SINGAPORE (Reuters) – Thailand’s prime minister and India’s defence minister called on Friday for upholding international law as they spoke at an Asian security summit that is being held ahead of a key U.N. court ruling on the South China Sea dispute.
But both stopped short of saying that the decision by the Permanent Court of Arbitration at The Hague, likely within weeks, should be binding. The Philippines has gone to court to contest China’s claims to an area of the sea stretching deep into the maritime heart of Southeast Asia.
“We support peaceful resolution of the disputes in line with international law, including UNCLOS,” Thai Prime Minister Prayuth Chan-ocha said in his keynote address at the Shangri-La Dialogue, referring to the U.N. Convention on the Law of the Sea.
Earlier, influential U.S. Senator John McCain said he feared for the consequences if China rejected the U.N. court’s ruling and called on Asian nations to back U.S. statements that the outcome should be binding.
China does not recognise the court’s jurisdiction in the dispute and has said it will not be bound by its ruling.
“China can choose to disrupt the rules-based order.
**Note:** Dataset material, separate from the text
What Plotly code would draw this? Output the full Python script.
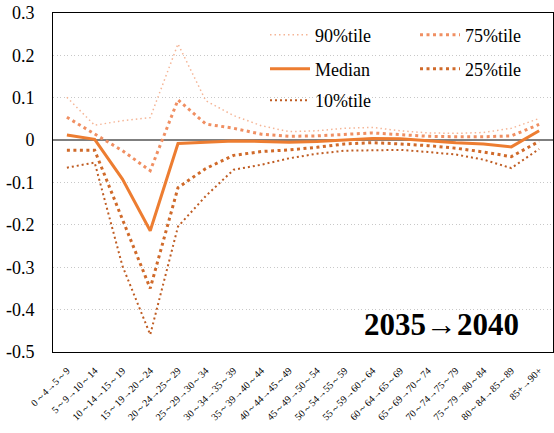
import plotly.graph_objects as go

categories = ["0～4→5～9", "5～9→10～14", "10～14→15～19", "15～19→20～24", "20～24→25～29",
              "25～29→30～34", "30～34→35～39", "35～39→40～44", "40～44→45～49", "45～49→50～54",
              "50～54→55～59", "55～59→60～64", "60～64→65～69", "65～69→70～74", "70～74→75～79",
              "75～79→80～84", "80～84→85～89", "85+→90+"]
p90 = [0.101, 0.035, 0.046, 0.053, 0.227, 0.093, 0.058, 0.034, 0.020, 0.022, 0.028, 0.030,
       0.022, 0.017, 0.016, 0.018, 0.028, 0.051]
p75 = [0.054, 0.014, -0.025, -0.072, 0.095, 0.038, 0.028, 0.014, 0.009, 0.010, 0.014, 0.017,
       0.013, 0.009, 0.008, 0.008, 0.010, 0.037]
median = [0.012, 0.002, -0.092, -0.214, -0.008, -0.005, -0.002, -0.003, -0.005, -0.003, 0.001,
          0.004, 0.003, -0.002, -0.006, -0.009, -0.016, 0.022]
p25 = [-0.024, -0.024, -0.187, -0.350, -0.112, -0.067, -0.036, -0.027, -0.023, -0.017, -0.009,
       -0.006, -0.009, -0.013, -0.019, -0.028, -0.039, -0.003]
p10 = [-0.065, -0.053, -0.297, -0.459, -0.204, -0.132, -0.070, -0.058, -0.043, -0.032, -0.025,
       -0.024, -0.023, -0.028, -0.034, -0.046, -0.066, -0.021]

ytick_vals = [0.3, 0.2, 0.1, 0, -0.1, -0.2, -0.3, -0.4, -0.5]
ytick_text = ["0.3", "0.2", "0.1", "0", "-0.1", "-0.2", "-0.3", "-0.4", "-0.5"]
title_text = "2035→2040"

FONT = "Liberation Serif"

series = [
    ("90%tile", p90, "#F5B596", 1.5, "1.5px,3px", "legend"),
    ("75%tile", p75, "#F08F62", 3, "3px,3.5px", "legend"),
    ("Median", median, "#ED7D31", 3, "solid", "legend2"),
    ("25%tile", p25, "#D06A2A", 3, "3px,3.5px", "legend2"),
    ("10%tile", p10, "#BF5C22", 2, "2px,3px", "legend3"),
]

fig = go.Figure()
for name, vals, color, w, dash, lg in series:
    fig.add_trace(go.Scatter(x=categories, y=vals, name=name, mode="lines",
                             line=dict(color=color, width=w, dash=dash), legend=lg))

leg_common = dict(orientation="h", xanchor="left", yanchor="middle",
                  bgcolor="rgba(0,0,0,0)", font=dict(family=FONT, size=18, color="black"),
                  entrywidth=95, itemwidth=40, tracegroupgap=0)

fig.update_layout(
    width=554, height=433,
    margin=dict(l=53, r=1, t=13, b=81, autoexpand=False),
    plot_bgcolor="white", paper_bgcolor="white",
    font=dict(family=FONT, color="black"),
    legend=dict(x=0.424, y=0.935, **leg_common),
    legend2=dict(x=0.424, y=0.835, **leg_common),
    legend3=dict(x=0.424, y=0.742, **leg_common),
    xaxis=dict(type="category", range=[-0.5, 17.5], tickangle=-45,
               tickfont=dict(family=FONT, size=10, color="black"),
               showline=True, linecolor="black", linewidth=1, mirror=True,
               showgrid=False, ticks="", ticklabelstandoff=8),
    yaxis=dict(range=[-0.5, 0.3], tickvals=ytick_vals, ticktext=ytick_text,
               tickfont=dict(family=FONT, size=18, color="black"),
               showgrid=True, griddash="1px,2.5px", gridcolor="#C8C8C8", gridwidth=1,
               zeroline=True, zerolinecolor="#7F7F7F", zerolinewidth=2,
               showline=True, linecolor="black", linewidth=1, mirror=True,
               ticks="", ticklabelstandoff=14),
    annotations=[dict(text="<b>" + title_text + "</b>", xref="paper", yref="paper",
                      x=0.776, y=0.08, xanchor="center", yanchor="middle", showarrow=False,
                      font=dict(family=FONT, size=31, color="black"))],
)

fig.write_html("out.html", config={"displayModeBar": False},
               post_script="document.body.style.margin='0';document.body.style.overflow='hidden';")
Or it can choose to become a vital partner in maintaining it,” McCain said on the sidelines of the annual Shangri-la Dialogue in Singapore.
“I fear the consequences if China chooses the path of disruption,” McCain added, later saying it could force the wider region to cooperate more closely militarily and economically.
Besides China and the Philippines, parts of the South China Sea are claimed by Vietnam, Malaysia, Taiwan and Brunei.